If more than one person is working on the implementation, please designate the
primary author and contact.

Primary assignee:
  john-griffith

Other contributors:
  <launchpad-id or None>

Work Items
----------

Work items or tasks -- break the feature up into the things that need to be
done to implement it. Those parts might end up being done by different people,
but we're mostly trying to understand the timeline for implementation.


Dependencies
============

* Include specific references to specs and/or blueprints in cinder, or in other
  projects, that this one either depends on or is related to.

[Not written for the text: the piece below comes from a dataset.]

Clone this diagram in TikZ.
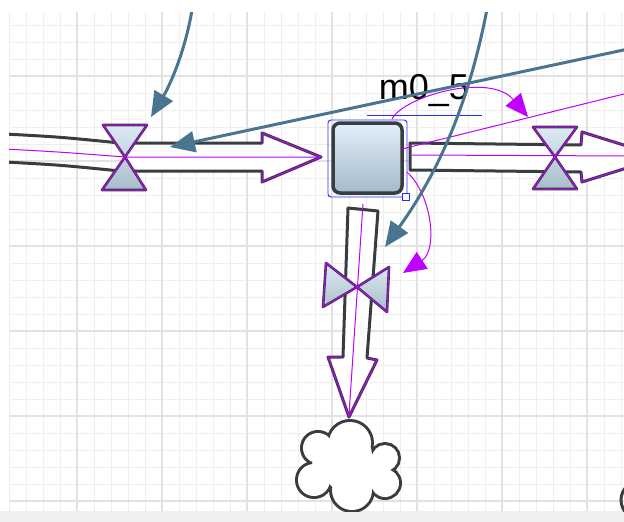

* If this requires functionality of another project that is not currently used
  by Cinder (such as the glance v2 API when we previously only required v1),
  document that fact.

* Does this feature require any new library dependencies or code otherwise not
  included in OpenStack? Or does it depend on a specific version of library?


Testing
=======

Please discuss how the change will be tested. We especially want to know what
tempest tests will be added. It is assumed that unit test coverage will be
added so that doesn't need to be mentioned explicitly, but discussion of why
you think unit tests are sufficient and we don't need to add more tempest
tests would need to be included.

Is this untestable in gate given current limitations (specific hardware /
software configurations available)? If so, are there mitigation plans (3rd
party testing, gate enhancements, etc).


Documentation Impact
====================

What is the impact on the docs team of this change? Some changes might require
donating resources to the docs team to have the documentation updated. Don't
repeat details discussed above, but please reference them here.

Obviously this is going to need docs


References
==========

Please add any useful references here. You are not required to have any
reference. Moreover, this specification should still make sense when your
references are unavailable. Examples of what you could include are:

* Links to mailing list or IRC discussions

* Links to notes from a summit session

* Links to relevant research, if appropriate

* Related specifications as appropriate (e.g. link to any vendor documentation)

* Anything else you feel it is worthwhile to refer to

  The specs process is a bit much, we should revisit it.  It's rather
  bloated, and while the first few sections are fantastic for requiring
  thought and planning, towards the end it just gets silly.